Recently, while browsing the internet, I came across a review of my recent book, “The First Time I Ever Saw a Film.” The reviewer wrote, “Kim’s interpretations of Hollywood movies are often better that the films themselves.”
Then the reviewer added, “But he seems to be trying to enlighten us that film is an excellent cultural text, which we already know quite well.”
The reviewer, presumably young, obviously did not know that the book was a revised and enlarged edition of “Essays on Film” which had been originally published in the early 1990s, at a time when few Koreans knew films could be fine cultural texts.
At the time, films were dismissed as cheap, commercial entertainment at best, not only by academia but also by the general public in Korea. When my book appeared in 1994, after being serialized in a literary magazine for two years from 1991 to1993, it was warmly received by the press, which regarded the book as a breakthrough work in Korea, the first of its kind in the field of cultural studies that embraced film in literary study.
Unfortunately, my book on reading culture in film was left out in the cold in academia. It was bombarded by criticism from older, conservative scholars of literature who thought of film as far more inferior than literature.
In a bar, older professors gossiped, “How could a professor of literature write on such cheap stuff as film?” Alas! Koreans were and still are incredibly slow learners and so are scholars of the humanities. As a result, they have always been left behind, unable to catch up with rapid social change taking place in the world. Therefore, not only did my book not receive any recognition from academia, but it also had to endure hostility from those who firmly believed that taking films seriously was out of the question.
Today, however, things have changed. Hundreds of books on film have been published and it has become fashionable to read culture in film. Young people are infatuated with movies, and professors of literature, language and history frequently use film texts in class in the College of Humanities. It is only natural that you use film texts in the age of electronic and audio-visual media.

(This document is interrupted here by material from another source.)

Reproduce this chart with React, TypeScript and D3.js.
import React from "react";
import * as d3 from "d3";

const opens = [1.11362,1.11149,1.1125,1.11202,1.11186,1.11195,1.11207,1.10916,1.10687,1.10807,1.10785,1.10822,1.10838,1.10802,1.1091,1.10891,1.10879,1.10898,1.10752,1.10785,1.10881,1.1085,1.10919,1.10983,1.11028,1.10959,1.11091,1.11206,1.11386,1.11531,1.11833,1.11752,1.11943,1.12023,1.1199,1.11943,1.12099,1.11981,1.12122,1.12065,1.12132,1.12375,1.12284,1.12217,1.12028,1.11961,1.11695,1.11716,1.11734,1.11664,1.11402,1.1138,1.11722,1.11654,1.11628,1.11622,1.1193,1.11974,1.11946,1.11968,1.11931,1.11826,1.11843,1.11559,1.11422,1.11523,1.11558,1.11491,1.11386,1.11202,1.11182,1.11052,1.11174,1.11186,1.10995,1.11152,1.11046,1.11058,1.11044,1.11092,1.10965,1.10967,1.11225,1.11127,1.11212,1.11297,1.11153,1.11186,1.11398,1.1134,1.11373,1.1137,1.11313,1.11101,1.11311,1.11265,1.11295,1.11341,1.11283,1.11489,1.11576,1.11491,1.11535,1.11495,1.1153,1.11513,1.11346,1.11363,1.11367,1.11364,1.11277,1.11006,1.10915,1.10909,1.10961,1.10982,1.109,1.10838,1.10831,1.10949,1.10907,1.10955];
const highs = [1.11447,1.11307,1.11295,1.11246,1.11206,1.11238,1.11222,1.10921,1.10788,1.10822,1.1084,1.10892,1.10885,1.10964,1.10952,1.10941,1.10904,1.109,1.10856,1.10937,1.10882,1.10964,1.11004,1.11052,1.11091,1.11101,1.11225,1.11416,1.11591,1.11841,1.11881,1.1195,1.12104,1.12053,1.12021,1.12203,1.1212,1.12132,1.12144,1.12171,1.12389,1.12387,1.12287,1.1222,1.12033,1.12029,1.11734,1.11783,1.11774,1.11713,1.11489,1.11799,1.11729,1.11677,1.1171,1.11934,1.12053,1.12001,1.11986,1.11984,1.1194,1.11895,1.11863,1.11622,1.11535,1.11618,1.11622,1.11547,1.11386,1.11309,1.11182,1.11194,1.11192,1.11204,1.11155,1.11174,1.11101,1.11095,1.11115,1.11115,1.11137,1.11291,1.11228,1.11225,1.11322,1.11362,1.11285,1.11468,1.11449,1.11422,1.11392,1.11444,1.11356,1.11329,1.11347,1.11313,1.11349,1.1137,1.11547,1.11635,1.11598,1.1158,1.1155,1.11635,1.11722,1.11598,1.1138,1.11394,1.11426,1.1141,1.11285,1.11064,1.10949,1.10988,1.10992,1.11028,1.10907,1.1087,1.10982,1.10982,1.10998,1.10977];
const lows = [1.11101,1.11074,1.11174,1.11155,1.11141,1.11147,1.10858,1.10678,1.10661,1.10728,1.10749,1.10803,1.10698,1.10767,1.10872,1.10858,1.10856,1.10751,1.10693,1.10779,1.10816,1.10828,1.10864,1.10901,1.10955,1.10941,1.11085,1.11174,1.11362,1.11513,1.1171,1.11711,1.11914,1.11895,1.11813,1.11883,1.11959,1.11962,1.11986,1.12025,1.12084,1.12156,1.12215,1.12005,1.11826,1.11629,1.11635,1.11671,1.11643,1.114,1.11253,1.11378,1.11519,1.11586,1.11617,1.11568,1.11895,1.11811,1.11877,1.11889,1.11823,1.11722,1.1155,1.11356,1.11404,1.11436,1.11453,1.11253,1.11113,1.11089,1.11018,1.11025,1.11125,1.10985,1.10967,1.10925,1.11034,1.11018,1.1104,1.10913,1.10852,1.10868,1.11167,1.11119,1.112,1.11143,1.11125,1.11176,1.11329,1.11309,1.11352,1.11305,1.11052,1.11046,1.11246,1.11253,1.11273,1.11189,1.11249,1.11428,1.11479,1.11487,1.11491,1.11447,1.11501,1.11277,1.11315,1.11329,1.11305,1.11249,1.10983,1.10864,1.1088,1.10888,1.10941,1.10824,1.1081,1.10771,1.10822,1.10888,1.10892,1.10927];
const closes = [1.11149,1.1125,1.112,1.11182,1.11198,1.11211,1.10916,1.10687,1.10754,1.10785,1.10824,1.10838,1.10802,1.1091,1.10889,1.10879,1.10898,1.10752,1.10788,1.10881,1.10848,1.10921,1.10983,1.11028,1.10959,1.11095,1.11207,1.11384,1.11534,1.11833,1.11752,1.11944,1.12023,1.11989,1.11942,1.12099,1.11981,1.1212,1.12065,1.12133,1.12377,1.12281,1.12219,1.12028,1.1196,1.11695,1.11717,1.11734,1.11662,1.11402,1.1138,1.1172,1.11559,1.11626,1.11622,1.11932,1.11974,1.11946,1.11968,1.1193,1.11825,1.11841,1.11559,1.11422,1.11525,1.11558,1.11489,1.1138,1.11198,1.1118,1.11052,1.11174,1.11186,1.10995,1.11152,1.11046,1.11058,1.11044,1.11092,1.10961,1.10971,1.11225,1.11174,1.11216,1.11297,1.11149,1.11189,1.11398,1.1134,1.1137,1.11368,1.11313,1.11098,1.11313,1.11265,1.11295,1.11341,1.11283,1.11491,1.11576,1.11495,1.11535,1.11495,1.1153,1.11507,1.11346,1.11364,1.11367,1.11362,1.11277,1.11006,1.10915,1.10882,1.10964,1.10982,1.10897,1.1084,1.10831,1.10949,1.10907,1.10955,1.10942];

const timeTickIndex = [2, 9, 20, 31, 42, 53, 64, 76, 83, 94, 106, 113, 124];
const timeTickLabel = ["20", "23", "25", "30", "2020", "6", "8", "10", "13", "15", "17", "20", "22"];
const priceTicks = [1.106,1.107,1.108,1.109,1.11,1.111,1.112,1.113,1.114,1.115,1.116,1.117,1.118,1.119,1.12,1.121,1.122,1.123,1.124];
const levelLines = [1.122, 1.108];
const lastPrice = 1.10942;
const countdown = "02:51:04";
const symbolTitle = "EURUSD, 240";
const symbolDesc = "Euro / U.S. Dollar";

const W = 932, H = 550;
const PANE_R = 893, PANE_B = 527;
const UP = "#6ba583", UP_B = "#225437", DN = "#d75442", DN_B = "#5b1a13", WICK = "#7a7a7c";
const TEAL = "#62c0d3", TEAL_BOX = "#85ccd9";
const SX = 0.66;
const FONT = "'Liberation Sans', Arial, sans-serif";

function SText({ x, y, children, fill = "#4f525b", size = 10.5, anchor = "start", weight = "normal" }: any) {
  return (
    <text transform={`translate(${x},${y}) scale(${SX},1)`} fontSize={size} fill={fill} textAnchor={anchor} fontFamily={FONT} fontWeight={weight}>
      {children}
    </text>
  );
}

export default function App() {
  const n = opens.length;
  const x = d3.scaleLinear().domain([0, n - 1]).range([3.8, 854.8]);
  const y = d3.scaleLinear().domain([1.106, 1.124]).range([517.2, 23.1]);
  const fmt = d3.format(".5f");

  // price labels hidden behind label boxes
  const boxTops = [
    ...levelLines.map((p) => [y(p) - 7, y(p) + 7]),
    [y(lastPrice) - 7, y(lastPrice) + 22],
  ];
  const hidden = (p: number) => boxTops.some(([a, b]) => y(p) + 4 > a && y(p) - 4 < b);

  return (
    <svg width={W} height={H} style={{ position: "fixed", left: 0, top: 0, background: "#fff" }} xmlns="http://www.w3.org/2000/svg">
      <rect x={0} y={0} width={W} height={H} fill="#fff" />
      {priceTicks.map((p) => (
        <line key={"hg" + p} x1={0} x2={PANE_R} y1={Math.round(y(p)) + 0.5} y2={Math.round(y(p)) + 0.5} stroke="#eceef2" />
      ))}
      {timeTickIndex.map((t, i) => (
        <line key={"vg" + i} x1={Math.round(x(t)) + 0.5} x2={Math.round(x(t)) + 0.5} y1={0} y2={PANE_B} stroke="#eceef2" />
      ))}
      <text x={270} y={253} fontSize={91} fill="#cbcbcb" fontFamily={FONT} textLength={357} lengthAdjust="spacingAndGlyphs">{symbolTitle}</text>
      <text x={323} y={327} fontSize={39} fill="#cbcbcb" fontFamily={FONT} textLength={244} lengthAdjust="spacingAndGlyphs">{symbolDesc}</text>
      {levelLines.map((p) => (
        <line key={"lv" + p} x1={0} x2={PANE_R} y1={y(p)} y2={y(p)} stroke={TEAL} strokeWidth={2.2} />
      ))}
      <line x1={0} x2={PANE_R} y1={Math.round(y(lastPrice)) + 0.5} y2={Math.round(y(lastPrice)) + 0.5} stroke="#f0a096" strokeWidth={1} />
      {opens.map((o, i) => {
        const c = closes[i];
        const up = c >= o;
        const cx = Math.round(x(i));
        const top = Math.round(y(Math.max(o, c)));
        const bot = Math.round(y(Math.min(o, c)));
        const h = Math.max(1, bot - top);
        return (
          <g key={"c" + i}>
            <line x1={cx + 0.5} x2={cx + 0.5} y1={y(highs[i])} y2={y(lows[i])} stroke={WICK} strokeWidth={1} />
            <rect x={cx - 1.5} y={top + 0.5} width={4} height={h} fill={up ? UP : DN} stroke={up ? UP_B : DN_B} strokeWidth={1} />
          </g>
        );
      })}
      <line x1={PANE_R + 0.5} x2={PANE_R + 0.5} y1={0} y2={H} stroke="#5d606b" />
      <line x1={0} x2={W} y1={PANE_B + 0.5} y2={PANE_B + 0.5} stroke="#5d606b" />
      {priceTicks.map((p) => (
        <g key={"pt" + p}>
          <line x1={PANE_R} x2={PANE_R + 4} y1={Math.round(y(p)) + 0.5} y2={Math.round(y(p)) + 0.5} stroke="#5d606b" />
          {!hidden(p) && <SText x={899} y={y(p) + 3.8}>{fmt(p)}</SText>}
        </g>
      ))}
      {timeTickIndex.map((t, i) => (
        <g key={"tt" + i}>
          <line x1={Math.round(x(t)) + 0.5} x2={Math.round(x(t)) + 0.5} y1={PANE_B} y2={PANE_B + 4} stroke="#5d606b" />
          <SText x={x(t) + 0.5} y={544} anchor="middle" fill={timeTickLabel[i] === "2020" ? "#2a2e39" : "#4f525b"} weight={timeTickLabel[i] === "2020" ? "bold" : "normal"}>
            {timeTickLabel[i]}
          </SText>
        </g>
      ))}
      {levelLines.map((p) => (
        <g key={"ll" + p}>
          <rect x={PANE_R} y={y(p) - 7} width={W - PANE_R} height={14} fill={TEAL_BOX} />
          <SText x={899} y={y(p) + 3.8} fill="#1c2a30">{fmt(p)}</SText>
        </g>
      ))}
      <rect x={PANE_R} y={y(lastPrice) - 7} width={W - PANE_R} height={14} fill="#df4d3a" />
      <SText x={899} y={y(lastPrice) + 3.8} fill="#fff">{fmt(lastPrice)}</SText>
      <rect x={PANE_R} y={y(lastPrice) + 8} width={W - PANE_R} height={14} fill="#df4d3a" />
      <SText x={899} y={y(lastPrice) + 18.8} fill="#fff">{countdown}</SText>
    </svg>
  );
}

But how would the young reviewer know that the book was born under such circumstances? How would the reviewer know that the book had gone through such ordeals? Many literary historians pointed out that the book was the first attempt to read culture in film.
Not knowing the background, the young reviewer seemed puzzled and even annoyed by the author’s assertion that we should read culture in film. Obviously, it has never occurred to the reviewer that the present reality in which he or she lives is radically different from the past.

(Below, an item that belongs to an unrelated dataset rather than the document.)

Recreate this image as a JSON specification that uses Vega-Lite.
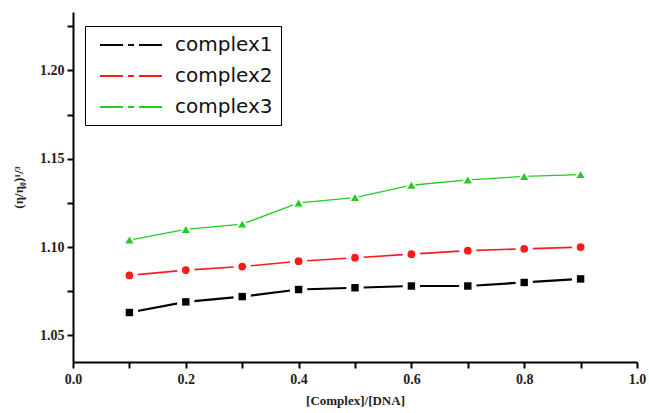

In the movie “The Rock,” Gen. Francis Hummel reproaches young Hayden Sinclair, chief of staff at the White House, for his ignorance of history and the ordeals that his father’s generation went through.

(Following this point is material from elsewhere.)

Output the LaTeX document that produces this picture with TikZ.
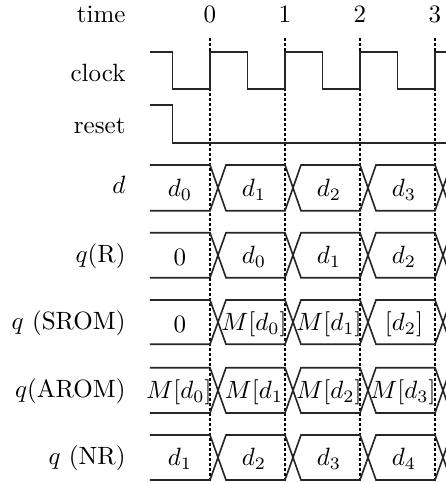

Perhaps the younger generation would hate to hear it, but they should know that what they are enjoying now came from someone fighting or sacrificing for them in the past. But how would they know?
Likewise, how would young Koreans know about the Japanese occupation or the tragic division of their country? How could they know about the atrocities of the Korean War or the terror of communism? How would they know why US troops are deployed in South Korea? And how would they know about the cruelty of the military dictatorship? Ignorant of history, young Koreans, with their smartphones and laptops, assume that they have been living in a society that was affluent from the beginning.
At the end of “Mockingjay,” the final book of the “The Hunger Games” trilogy, Katniss Everdeen watches her two children play outside their house. She says, “Our children, who don’t know they play on a graveyard.”
Indeed, so many people have sacrificed themselves to give their children a better society. Yet, children would not know that they are playing on the graveyard of those who died for them. They think the world has always been peaceful and comfortable. How would they know there were the deadly hunger games that their parents had to go through?
Peeta comforts Katniss, saying, “It will be okay. We have each other.” Indeed, older people have only one another. The younger generation would never understand them or give them credit for the ordeals they went through to give their children a better world.
In today’s Korean society, the gap between the younger generation and the older generation is getting deeper and wider. Perhaps the older generation has to sadly realize that they have to fade away, silently crying out, “I am legend!” in despair, just like the protagonist of Richard Matheson’s novel of the same title.